4. Mindful Feast & Presence
Before the first bite, invite everyone to pause: breathe deeply and honour the food, the hands that prepared it, the earth that gave it.
Throughout the meal, gently encourage quiet reflections such as: “This meal is an offering to God; in each bite I acknowledge the Divine presence preparing, sustaining, and sharing with me.”
5. Closing Commitment & Prayer
As the feast winds down, invite everyone to commit to one devotional‑gratitude act during the next week: e.g., send a thank‑you note, spend 10 minutes each day reviewing blessings, gathering spiritual knowledge or volunteer at a temple.
Close with a prayer: “May our hearts remain grateful, our awareness of the Divine ever‑present, our actions in service to others.”
Why This Matters & How It Elevates Thanksgiving
- Deepens Meaning: By linking thanksgiving with devotional practices, the day shifts from mere festivity to spiritual renewal.
- Cultivates Presence: The notion of practising God’s presence makes even mundane moments of the day sacred.
- Transforms Gratitude: Gratitude becomes an offering, humility, connection and spiritual practice, not just polite words.
- Builds Community & Service: Traditional Thanksgiving is about family and feasting; adding service fosters inclusive compassion and real-world connection.
- Connects Past & Present: We honour historical roots (1621, Lincoln, 1941 law) and evolve them into conscious spiritual practice that meets contemporary needs.
Key Summary Points
- Thursday Tradition: Thanksgiving falls on a Thursday because early American colonial and state celebrations chose that weekday, enabling a long weekend and avoiding Sunday church conflict; the 1941 law set the fourth Thursday as the official date.
- Devotional Gratitude: Gratitude deepens our connection with the Divine, fosters humility, and enhances spiritual practice.
- Practising Presence: True spirituality arises when we engage the mind in the Divine during ordinary actions, so that every moment becomes sacred.
- Thanksgiving Re‑imagined: Instead of only focusing on food and travel, we can use the day as a spiritual practice: offering our meal, our time, our love, our awareness as acts of devotion to God.
- Proposed Practice Flow: Start with a prayer/meditation; share gratitude entries; serve someone else without any expectations; pause during the meal to recall divine presence; conclude by committing to one devotional‑gratitude act in the week ahead.
FAQs
Q1: Do I have to incorporate religious elements to make Thanksgiving devotional?
No — devotional here simply means making the day one of consciousness: gratitude, presence, service.
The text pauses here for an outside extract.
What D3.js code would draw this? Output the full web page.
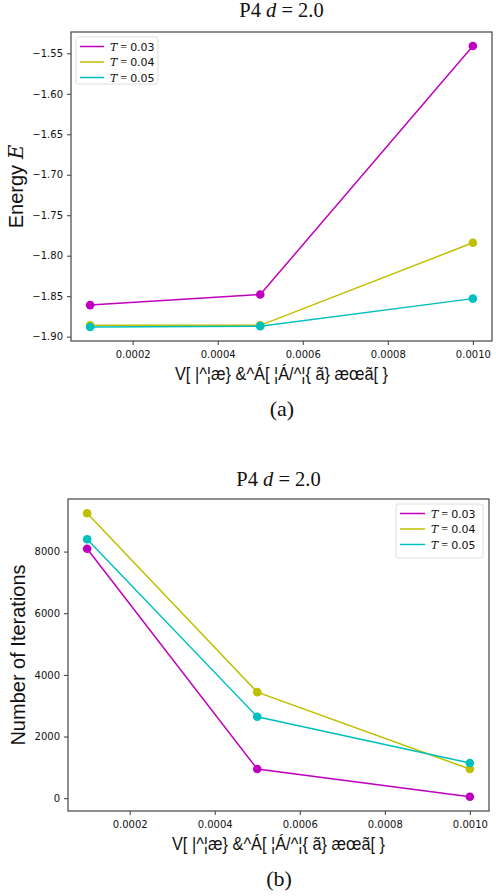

It doesn’t require ritual‑complexity unless you choose. The references show simple practices: acknowledgement, awareness, offering.
Q2: How long should the devotional components take?
You can allocate just 10‑15 minutes at the start for reflection and sharing; during the meal, mindful moments; post‑meal commitment of 5 minutes. The rest of the meal remains celebratory.
Q3: What if family doesn’t want a devotional flow and prefers a traditional dinner?
You can keep the devotional elements lightweight and optional: an opening toast, a shared gratitude sentence, and a five‑minute closing. The rest remains traditional.
Q4: Can the service component be small or symbolic?
Absolutely. It might be preparing an extra dish for a neighbour, or writing a gratitude note. The idea is to shift inward awareness outward in a simple way.
Q5: How does practising the presence of God fit with gratitude?
They complement each other. Practising the presence of God means keeping awareness in every moment. Gratitude arises when we recognise divine grace in everything. One grounds the other.
Call to Action
This Thanksgiving, let us go beyond the meal and the calendar. Let us pause to recognise the Source of our being, share our gratitude beyond mere words, serve someone beyond our circle, and practise the presence of the Divine in every moment.
Mark your calendar: Thursday, November 27, 2025, as a day of gratitude, presence and service. Begin Thanksgiving 2025 not only as a feast of abundance, but as a devotional offering of awareness.
May your Thanksgiving be rich not only in food and fellowship, but in humble recognition of grace, continual awareness of the Divine and generous service to others.